Childhood is indeed one of the most special periods in one`s life. It is a period of play, wonder, amusement, and discovery.  On the flip side, it can be worrisome for parents, as they want to ensure child`s health and happiness.

But, no matter what happens, child`s happiness always comes first to their parents. To ensure a happy and healthy childhood, follow the tips below:

  • Be happy yourself

It is important to note that children learn by what they see and hear.  If the parent shows positive behavior, the child will reciprocate.  As explained by Carolyn Cowan, a psychologist at the University of California, “children do not fare well if the adults aren’t taking care of themselves and their relationships.”

  • Create happy memories

In an experiment done by two Harvard professors, individuals wo recalled happy childhood memories “(seemed) to summon a heightened sense of moral purity.”

As noted by the researchers, the participants “were more likely to help the experimenters with an extra task, judge unethical behavior harshly and donate money to charity when they had actively remembered their childhood.”

In other words, creating happy memories for your kids prepares them to be happy adults.

  • Give them plenty of play time

The major responsibility of a child is to play! They will eventually have to do the chores, help around the house, do homework, extracurricular stuff, and so on, but as toddlers, they should be given enough time to play.

 “Children learn the most important lessons in life from other children, not from adults…they cannot learn, or are much are much less likely to learn, in interactions with adults,” Peter Gray, a child psychologist and professor at Boston College, states.

  • Take heavy discussions elsewhere

During childhood, children`s brains develop very fast. Everything they see and hear affects their psychological state, so if you are taking any heavy discussions in their presence, you can potentially make them insecure and worried.

  • Don’t compare them to others

Comparing them to others instils a sense of competitiveness. Many parents tend to point out some desirable traits in other kids, hoping to duplicate them in their kid.  According to researchers, such tendencies can negatively affect a child`s confidence and self-esteem.

  • Teach the benefits of negative emotions

Almost every child has spontaneous outburst of sadness, envy or anger.  Believe it or not, this type of negative behavior is a good learning opportunity for the parent.

Instead of doling some punishment, teach the child that everyone goes experiences negative emotions and teach them to deal with them in a positive way.

  • Acknowledge their efforts

It is crucial to recognize when the kid pushes themselves to achieve something.  As noted by Dr.

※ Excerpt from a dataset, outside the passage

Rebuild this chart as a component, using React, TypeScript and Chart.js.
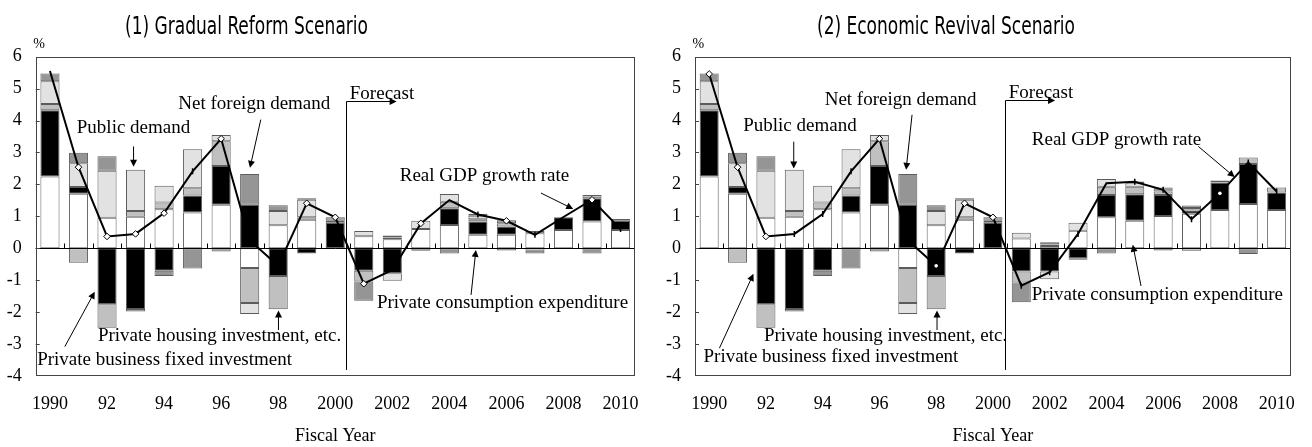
import React, { useEffect, useRef } from 'react';
import { Chart, registerables } from 'chart.js';
Chart.register(...registerables);

const SERIF = "'Liberation Serif', 'Times New Roman', Times, serif";
const NARROW = "'Liberation Sans Narrow', 'Arial Narrow', 'DejaVu Sans Condensed', sans-serif";

const years = ['1990','1991','1992','1993','1994','1995','1996','1997','1998','1999','2000','2001','2002','2003','2004','2005','2006','2007','2008','2009','2010'];
const tickLabels = ['1990','','92','','94','','96','','98','','2000','','2002','','2004','','2006','','2008','','2010'];

// (1) Gradual Reform Scenario — contributions, % points
const consumption1 = [2.25,1.71,0.96,0.99,1.22,1.12,1.36,-0.62,0.72,0.89,0,0.38,0.28,0.6,0.73,0.42,0.42,0.47,0.57,0.84,0.57];
const business1 = [2.07,0.21,-1.75,-1.9,-0.7,0.53,1.22,1.36,-0.87,-0.16,0.8,-0.7,-0.78,0,0.52,0.42,0.26,0,0.4,0.73,0.29];
const housing1 = [0.2,-0.45,-0.74,0.18,0.21,0.23,0.77,-1.09,-1.04,0.08,0.06,-0.34,0.06,0,0.21,0.07,0.1,0.07,0,0.1,0.06];
const public1 = [0.71,0.74,1.47,1.29,0.53,1.22,0.2,-0.35,0.45,0.55,0,0.16,-0.24,0.26,0.24,0.11,-0.07,-0.08,0,0,0];
const netForeign1 = [0.24,0.33,0.45,-0.08,-0.17,-0.63,-0.1,0.97,0.18,0.05,0.11,-0.6,0.06,-0.08,-0.16,0.06,0.1,-0.08,0,-0.16,0];
const gdp1 = [5.55,2.54,0.37,0.45,1.1,2.41,3.43,0.25,-0.55,1.41,0.97,-1.11,-0.68,0.78,1.51,1.06,0.86,0.42,0.98,1.52,0.6];

// (2) Economic Revival Scenario
const consumption2 = [2.25,1.71,0.96,0.99,1.22,1.12,1.36,-0.62,0.72,0.89,0,0.31,0.07,0.55,0.97,0.86,1.01,1.08,1.2,1.39,1.2];
const business2 = [2.07,0.21,-1.75,-1.9,-0.7,0.53,1.22,1.36,-0.87,-0.16,0.8,-0.73,-0.73,-0.31,0.7,0.83,0.66,0.1,0.86,1.25,0.55];
const housing2 = [0.2,-0.45,-0.74,0.18,0.21,0.23,0.77,-1.09,-1.04,0.08,0.06,-0.34,0.05,0,0.26,0.24,0.11,0.08,0,0.2,0.15];
const public2 = [0.71,0.74,1.47,1.29,0.53,1.22,0.2,-0.35,0.45,0.55,0,0.18,-0.24,0.25,0.24,0.11,-0.07,-0.08,0,0,0];
const netForeign2 = [0.24,0.33,0.45,-0.08,-0.17,-0.63,-0.1,0.97,0.18,0.05,0.11,-0.62,0.07,-0.05,-0.16,0.05,0.12,0.08,0.06,-0.18,0];
const gdp2 = [5.46,2.54,0.37,0.45,1.07,2.41,3.43,0.25,-0.55,1.41,0.97,-1.17,-0.75,0.45,2.04,2.08,1.83,0.91,1.72,2.69,1.78];

// marker style per point: d = diamond, t = tick, w = white dot, '' = none
const markers1 = ['', 'd','d','d','d','t','d','','','d','d','d','','d','','t','d','t','','d','t'];
const markers2 = ['d','d','d','t','t','t','d','','w','d','d','t','t','t','','t','t','t','w','t','t'];

const COLORS = ['#ffffff', '#000000', '#c0c0c0', '#e2e2e2', '#959595'];
const SERIES_NAMES = ['Private consumption expenditure', 'Private business fixed investment', 'Private housing investment, etc.', 'Public demand', 'Net foreign demand'];

type Ann = { text: string; tx: number; ty: number; arrow: [number, number, number, number] };

const ann1: Ann[] = [
  { text: 'Public demand', tx: 0.94, ty: 3.78, arrow: [2.93, 3.19, 2.93, 2.55] },
  { text: 'Net foreign demand', tx: 4.5, ty: 4.53, arrow: [7.39, 4.03, 7.01, 2.52] },
  { text: 'Real GDP growth rate', tx: 12.26, ty: 2.27, arrow: [17.21, 1.73, 18.34, 1.23] },
  { text: 'Private consumption expenditure', tx: 11.46, ty: -1.71, arrow: [14.76, -1.46, 14.93, -0.05] },
  { text: 'Private housing investment, etc.', tx: 1.68, ty: -2.76, arrow: [8.01, -2.56, 8.01, -1.95] },
  { text: 'Private business fixed investment', tx: -0.45, ty: -3.5, arrow: [0.52, -3.08, 1.57, -1.36] },
];
const ann2: Ann[] = [
  { text: 'Public demand', tx: 1.2, ty: 3.82, arrow: [2.98, 3.34, 2.98, 2.5] },
  { text: 'Net foreign demand', tx: 4.07, ty: 4.64, arrow: [7.15, 4.18, 6.94, 2.46] },
  { text: 'Real GDP growth rate', tx: 11.37, ty: 3.38, arrow: [17.24, 3.19, 18.52, 2.23] },
  { text: 'Private consumption expenditure', tx: 11.37, ty: -1.45, arrow: [15.22, -1.18, 14.93, 0.11] },
  { text: 'Private housing investment, etc.', tx: 1.93, ty: -2.76, arrow: [8.03, -2.56, 8.03, -1.95] },
  { text: 'Private business fixed investment', tx: -0.2, ty: -3.42, arrow: [0.36, -3.13, 1.56, -0.8] },
];

type Panel = {
  title: string; titleCx: number; titleW: number;
  series: number[][]; gdp: number[]; markers: string[]; ann: Ann[];
  padRight: number; yWidth: number;
  forecast: { x: number; top: number; bottom: number; arrowTo: number; tx: number; ty: number };
};

const panels: Panel[] = [
  {
    title: '(1) Gradual Reform Scenario', titleCx: 246.5, titleW: 243,
    series: [consumption1, business1, housing1, public1, netForeign1], gdp: gdp1, markers: markers1, ann: ann1,
    padRight: 19, yWidth: 35.7,
    forecast: { x: 10.39, top: 4.6, bottom: -3.81, arrowTo: 12.15, tx: 10.51, ty: 4.82 },
  },
  {
    title: '(2) Economic Revival Scenario', titleCx: 290, titleW: 258,
    series: [consumption2, business2, housing2, public2, netForeign2], gdp: gdp2, markers: markers2, ann: ann2,
    padRight: 15.3, yWidth: 39,
    forecast: { x: 10.44, top: 4.63, bottom: -3.81, arrowTo: 12.19, tx: 10.56, ty: 4.85 },
  },
];

function arrowHead(ctx: CanvasRenderingContext2D, x1: number, y1: number, x2: number, y2: number) {
  const ang = Math.atan2(y2 - y1, x2 - x1);
  const len = 7, hw = 3.5;
  ctx.beginPath();
  ctx.moveTo(x2, y2);
  ctx.lineTo(x2 - len * Math.cos(ang) + hw * Math.sin(ang), y2 - len * Math.sin(ang) - hw * Math.cos(ang));
  ctx.lineTo(x2 - len * Math.cos(ang) - hw * Math.sin(ang), y2 - len * Math.sin(ang) + hw * Math.cos(ang));
  ctx.closePath();
  ctx.fill();
}

function makeDecor(p: Panel) {
  const px = (chart: any, idx: number) => {
    const x = chart.scales.x;
    const p0 = x.getPixelForValue(0), p1 = x.getPixelForValue(1);
    return p0 + idx * (p1 - p0);
  };
  return {
    id: 'decor',
    beforeDatasetDraw(chart: any, args: any) {
      if (args.index !== 5) return;
      const { ctx, chartArea: a, scales: { y } } = chart;
      ctx.save();
      const y0 = Math.round(y.getPixelForValue(0)) + 0.5;
      ctx.strokeStyle = '#000';
      ctx.lineWidth = 1;
      ctx.beginPath();
      ctx.moveTo(a.left, y0); ctx.lineTo(a.right, y0);
      for (let i = 0; i < years.length - 1; i++) {
        const xb = Math.round(px(chart, i + 0.5)) + 0.5;
        ctx.moveTo(xb, y0); ctx.lineTo(xb, y0 - 5);
      }
      ctx.stroke();
      ctx.restore();
    },
    afterDraw(chart: any) {
      const { ctx, chartArea: a, scales: { y } } = chart;
      ctx.save();
      // plot frame
      ctx.strokeStyle = '#444';
      ctx.lineWidth = 1;
      ctx.strokeRect(Math.round(a.left) + 0.5, Math.round(a.top) + 0.5, Math.round(a.right - a.left) - 1, Math.round(a.bottom - a.top) - 1);
      // inner y ticks
      ctx.beginPath();
      for (let v = -3; v <= 5; v++) {
        const yy = Math.round(y.getPixelForValue(v)) + 0.5;
        ctx.moveTo(a.left, yy); ctx.lineTo(a.left + 4, yy);
      }
      ctx.stroke();
      // forecast marker
      const f = p.forecast;
      const fx = Math.round(px(chart, f.x)) + 0.5;
      const ft = Math.round(y.getPixelForValue(f.top)) + 0.5;
      const fb = y.getPixelForValue(f.bottom);
      const fe = px(chart, f.arrowTo);
      ctx.strokeStyle = '#000';
      ctx.fillStyle = '#000';
      ctx.beginPath();
      ctx.moveTo(fx, fb); ctx.lineTo(fx, ft); ctx.lineTo(fe - 4, ft);
      ctx.stroke();
      arrowHead(ctx, fx, ft, fe, ft);
      ctx.font = `19px ${SERIF}`;
      ctx.textBaseline = 'middle';
      ctx.textAlign = 'left';
      ctx.fillText('Forecast', px(chart, f.tx), y.getPixelForValue(f.ty));
      // annotations
      for (const an of p.ann) {
        ctx.fillText(an.text, px(chart, an.tx), y.getPixelForValue(an.ty));
        const [ax1, ay1, ax2, ay2] = an.arrow;
        const X1 = px(chart, ax1), Y1 = y.getPixelForValue(ay1), X2 = px(chart, ax2), Y2 = y.getPixelForValue(ay2);
        const ang = Math.atan2(Y2 - Y1, X2 - X1);
        ctx.beginPath();
        ctx.moveTo(X1, Y1);
        ctx.lineTo(X2 - 5 * Math.cos(ang), Y2 - 5 * Math.sin(ang));
        ctx.stroke();
        arrowHead(ctx, X1, Y1, X2, Y2);
      }
      // percent label
      ctx.font = `14px ${SERIF}`;
      ctx.textBaseline = 'alphabetic';
      ctx.fillText('%', a.left - 2.5, 48);
      // panel title (condensed sans)
      ctx.font = `24px ${NARROW}`;
      const w = ctx.measureText(p.title).width;
      ctx.translate(p.titleCx, 33.5);
      ctx.scale(p.titleW / w, 1);
      ctx.textAlign = 'center';
      ctx.fillText(p.title, 0, 0);
      ctx.restore();
    },
  };
}

function markerProps(markers: string[]) {
  return {
    pointStyle: markers.map(m => (m === 'd' ? 'rectRot' : m === 't' ? 'line' : 'circle')),
    pointRadius: markers.map(m => (m === 'd' ? 3.3 : m === 't' ? 3 : m === 'w' ? 1.8 : 0)),
    pointBackgroundColor: markers.map(m => (m === '' ? 'rgba(0,0,0,0)' : '#ffffff')),
    pointBorderColor: markers.map(m => (m === 'w' ? '#ffffff' : '#000000')),
    pointBorderWidth: markers.map(m => (m === 't' ? 1.5 : m === 'd' ? 1 : 0)),
    pointRotation: markers.map(m => (m === 't' ? 90 : 0)),
  };
}

function ChartPanel({ p, left }: { p: Panel; left: number }) {
  const ref = useRef<HTMLCanvasElement | null>(null);
  useEffect(() => {
    if (!ref.current) return;
    const datasets: any[] = p.series.map((s, i) => ({
      type: 'bar',
      label: SERIES_NAMES[i],
      data: s.map(v => (v === 0 ? null : v)),
      backgroundColor: COLORS[i],
      borderColor: '#5c5c5c',
      borderWidth: 1,
      borderSkipped: false,
      barPercentage: 0.67,
      categoryPercentage: 1,
      order: 1,
      stack: 'contrib',
    }));
    datasets.push({
      type: 'line',
      label: 'Real GDP growth rate',
      data: p.gdp,
      borderColor: '#000',
      borderWidth: 2,
      tension: 0,
      fill: false,
      order: 0,
      stack: 'gdp',
      ...markerProps(p.markers),
    });
    const chart = new Chart(ref.current, {
      type: 'bar',
      data: { labels: years, datasets },
      options: {
        animation: false,
        responsive: true,
        maintainAspectRatio: false,
        layout: { padding: { left: 0, right: p.padRight, top: 56.7, bottom: 0 } },
        plugins: { legend: { display: false }, tooltip: { enabled: false }, title: { display: false } },
        scales: {
          x: {
            stacked: true,
            grid: { display: false, drawTicks: false },
            border: { display: false },
            ticks: {
              autoSkip: false, maxRotation: 0, minRotation: 0, padding: 17, color: '#000',
              font: { family: SERIF, size: 18 },
              callback: (_v: any, i: number) => tickLabels[i],
            },
            title: { display: true, text: 'Fiscal Year', color: '#000', font: { family: SERIF, size: 18 }, padding: { top: 0, bottom: 0 } },
            afterFit: (s: any) => { s.height = 71; },
          },
          y: {
            stacked: true,
            min: -4, max: 6,
            grid: { display: false, drawTicks: false },
            border: { display: false },
            ticks: { stepSize: 1, padding: 14, color: '#000', font: { family: SERIF, size: 18 } },
            afterFit: (s: any) => { s.width = p.yWidth; },
          },
        },
      },
      plugins: [makeDecor(p)],
    } as any);
    return () => chart.destroy();
  }, [p]);
  return (
    <div style={{ position: 'absolute', left, top: 0, width: 656, height: 447 }}>
      <canvas ref={ref} />
    </div>
  );
}

export default function App() {
  return (
    <div style={{ position: 'fixed', left: 0, top: 0, width: 1312, height: 447, background: '#fff', overflow: 'hidden' }}>
      <ChartPanel p={panels[0]} left={0} />
      <ChartPanel p={panels[1]} left={656} />
    </div>
  );
}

Carol S. Dweck at Stanford, “Our message to parents is to focus on the process the child engages in, such as trying hard or focusing on the task – what specific things they’re doing rather than ‘you’re so smart, you’re so good at this…what (the adult) does early matters.”

  • Value family traditions

Having regular and healthy family time has 5 main benefits:

  • The child feels loved and important
  • The child observes positive adult traits
  • The child can verbalize their feelings and thoughts
  • The parent can observe and learn more about their child`s weak points
  • The parent-child bond will strengthen

Having certain things that a family does together is a sign of stable household, and stability is key aspect of childhood development.

  • Let them take chances

Sometimes parents tend to overdo it when it comes to supervising their kid.  However, this overparenting does more harm than good.

Does an extreme attentiveness to a child and their imagined needs and issues, encourage parents to reduce their demands on their child, resulting in the child rarely facing adverse situations, learning to cope, and acquiring resilience, maturity, and other essential life skills? The current study raises the disturbing possibility that the answer is yes,” Journal of Psychologists and Counsellors in Schools cites.

  • Give them a sense of responsibility

It is very important to give your child a sense of responsibility by allowing them to complete things like homework or chores without controlling them.

Although some discipline and attention is necessary, excessive supervision is ineffective.  Why? It can eventually manifest into the child developing an “I can’t do this alone” attitude.